• _JOB_
Restate exactly the lines below, from the one containing "Emit a Python" through the final line, and leave out the pictures.

• _INFORMATION SHOWN_

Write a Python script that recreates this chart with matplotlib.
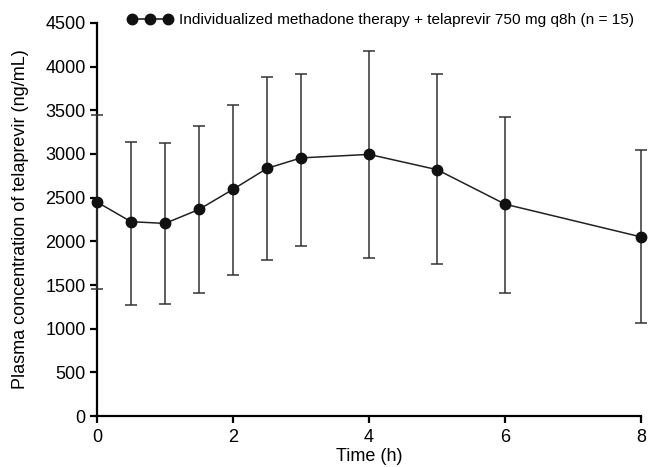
import matplotlib
matplotlib.use("Agg")
import matplotlib.pyplot as plt
from matplotlib.lines import Line2D

time_h = [0, 0.5, 1, 1.5, 2, 2.5, 3, 4, 5, 6, 8]
mean_conc = [2450, 2225, 2205, 2365, 2595, 2835, 2955, 2995, 2820, 2425, 2050]
upper = [3450, 3140, 3120, 3315, 3560, 3885, 3920, 4175, 3920, 3420, 3040]
lower = [1450, 1275, 1285, 1410, 1615, 1790, 1950, 1815, 1745, 1410, 1065]

err_lo = [m - l for m, l in zip(mean_conc, lower)]
err_hi = [u - m for u, m in zip(upper, mean_conc)]

plt.rcParams['font.family'] = ['Liberation Sans', 'DejaVu Sans']

fig = plt.figure(figsize=(6.55, 4.67), dpi=100)
ax = fig.add_axes([0.148, 0.109, 0.831, 0.842])

ax.errorbar(time_h, mean_conc, yerr=[err_lo, err_hi], color='#222222',
            ecolor='#333333', elinewidth=1.1, capsize=4, capthick=1.1,
            lw=1.1, marker='o', ms=7.5, mfc='#111111', mec='#111111',
            clip_on=False, zorder=3)

ax.set_xlim(0, 8)
ax.set_ylim(0, 4500)
ax.set_xticks([0, 2, 4, 6, 8])
ax.set_yticks(range(0, 4501, 500))
ax.spines['top'].set_visible(False)
ax.spines['right'].set_visible(False)
ax.spines['left'].set_linewidth(1.6)
ax.spines['bottom'].set_linewidth(1.6)
ax.tick_params(direction='out', length=5, width=1.6, labelsize=13)
ax.tick_params(axis='x', pad=4)
ax.tick_params(axis='y', pad=3)
ax.set_xlabel('Time (h)', fontsize=13, labelpad=2)
ax.set_ylabel('Plasma concentration of telaprevir (ng/mL)', fontsize=13, labelpad=12)

h = Line2D([], [], color='#111111', marker='o', ms=7.5, lw=1.1)
ax.legend([h], ['Individualized methadone therapy + telaprevir 750 mg q8h (n = 15)'],
          loc='upper left', bbox_to_anchor=(0.045, 1.04), frameon=False,
          numpoints=3, handlelength=2.9, handletextpad=0.45, fontsize=11.1,
          borderaxespad=0)

fig.savefig('out.png', dpi=100)
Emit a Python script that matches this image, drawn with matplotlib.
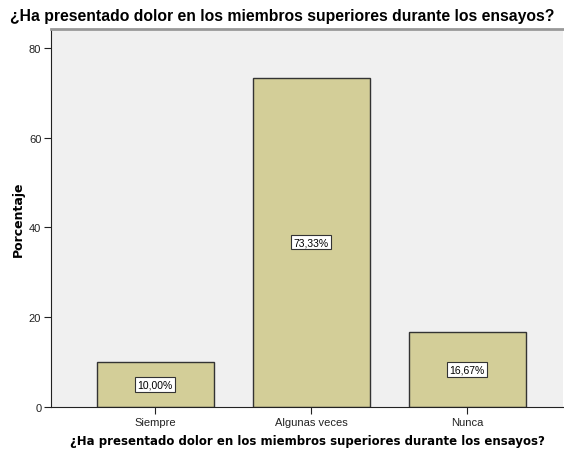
import matplotlib.pyplot as plt

# datos
categorias = ["Siempre", "Algunas veces", "Nunca"]
porcentajes = [10.00, 73.33, 16.67]
etiquetas = ["10,00%", "73,33%", "16,67%"]
y_ticks = [0, 20, 40, 60, 80]

titulo = "¿Ha presentado dolor en los miembros superiores durante los ensayos?"

plt.rcParams['font.family'] = ['Liberation Sans', 'DejaVu Sans']

fig = plt.figure(figsize=(5.64, 4.52), dpi=100)
ax = fig.add_axes([51 / 564, 44 / 452, 512 / 564, 378 / 452])
ax.set_facecolor('#F0F0F0')

x = list(range(len(categorias)))
ax.bar(x, porcentajes, width=0.75, color='#D3CE98', edgecolor='#333333', linewidth=1.0, zorder=2)

# etiquetas en caja
for xi, v, lab in zip(x, porcentajes, etiquetas):
    ax.text(xi, v / 2, lab, ha='center', va='center', fontsize=7.5, color='black', zorder=3,
            bbox=dict(boxstyle='square,pad=0.2', facecolor='white', edgecolor='#333333', linewidth=0.8))

ax.set_xlim(-0.667, 2.615)
ax.set_ylim(0, 84.2)
ax.set_xticks(x)
ax.set_xticklabels(categorias, fontsize=8, color='#222222')
ax.set_yticks(y_ticks)
ax.set_yticklabels([str(t) for t in y_ticks], fontsize=8, color='#222222')
ax.tick_params(axis='both', direction='out', length=5, width=0.8, color='#222222', pad=2)

ax.spines['right'].set_visible(False)
ax.spines['top'].set_color('#999999')
ax.spines['top'].set_linewidth(2)
ax.spines['left'].set_color('#222222')
ax.spines['bottom'].set_color('#222222')

ax.set_ylabel("Porcentaje", fontsize=9, fontweight='bold', family=['DejaVu Sans'], labelpad=3)
ax.set_xlabel(titulo, fontsize=8.5, fontweight='bold', family=['DejaVu Sans'], labelpad=5)

fig.text(10 / 564, 1 - 17 / 452, titulo, ha='left', va='center', fontsize=11.3, fontweight='bold')

fig.savefig("out.png", dpi=100)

• _SOLUTION FOR THIS TASK_
Emit a Python script that matches this image, drawn with matplotlib.
import matplotlib.pyplot as plt

# datos
categorias = ["Siempre", "Algunas veces", "Nunca"]
porcentajes = [10.00, 73.33, 16.67]
etiquetas = ["10,00%", "73,33%", "16,67%"]
y_ticks = [0, 20, 40, 60, 80]

titulo = "¿Ha presentado dolor en los miembros superiores durante los ensayos?"

plt.rcParams['font.family'] = ['Liberation Sans', 'DejaVu Sans']

fig = plt.figure(figsize=(5.64, 4.52), dpi=100)
ax = fig.add_axes([51 / 564, 44 / 452, 512 / 564, 378 / 452])
ax.set_facecolor('#F0F0F0')

x = list(range(len(categorias)))
ax.bar(x, porcentajes, width=0.75, color='#D3CE98', edgecolor='#333333', linewidth=1.0, zorder=2)

# etiquetas en caja
for xi, v, lab in zip(x, porcentajes, etiquetas):
    ax.text(xi, v / 2, lab, ha='center', va='center', fontsize=7.5, color='black', zorder=3,
            bbox=dict(boxstyle='square,pad=0.2', facecolor='white', edgecolor='#333333', linewidth=0.8))

ax.set_xlim(-0.667, 2.615)
ax.set_ylim(0, 84.2)
ax.set_xticks(x)
ax.set_xticklabels(categorias, fontsize=8, color='#222222')
ax.set_yticks(y_ticks)
ax.set_yticklabels([str(t) for t in y_ticks], fontsize=8, color='#222222')
ax.tick_params(axis='both', direction='out', length=5, width=0.8, color='#222222', pad=2)

ax.spines['right'].set_visible(False)
ax.spines['top'].set_color('#999999')
ax.spines['top'].set_linewidth(2)
ax.spines['left'].set_color('#222222')
ax.spines['bottom'].set_color('#222222')

ax.set_ylabel("Porcentaje", fontsize=9, fontweight='bold', family=['DejaVu Sans'], labelpad=3)
ax.set_xlabel(titulo, fontsize=8.5, fontweight='bold', family=['DejaVu Sans'], labelpad=5)

fig.text(10 / 564, 1 - 17 / 452, titulo, ha='left', va='center', fontsize=11.3, fontweight='bold')

fig.savefig("out.png", dpi=100)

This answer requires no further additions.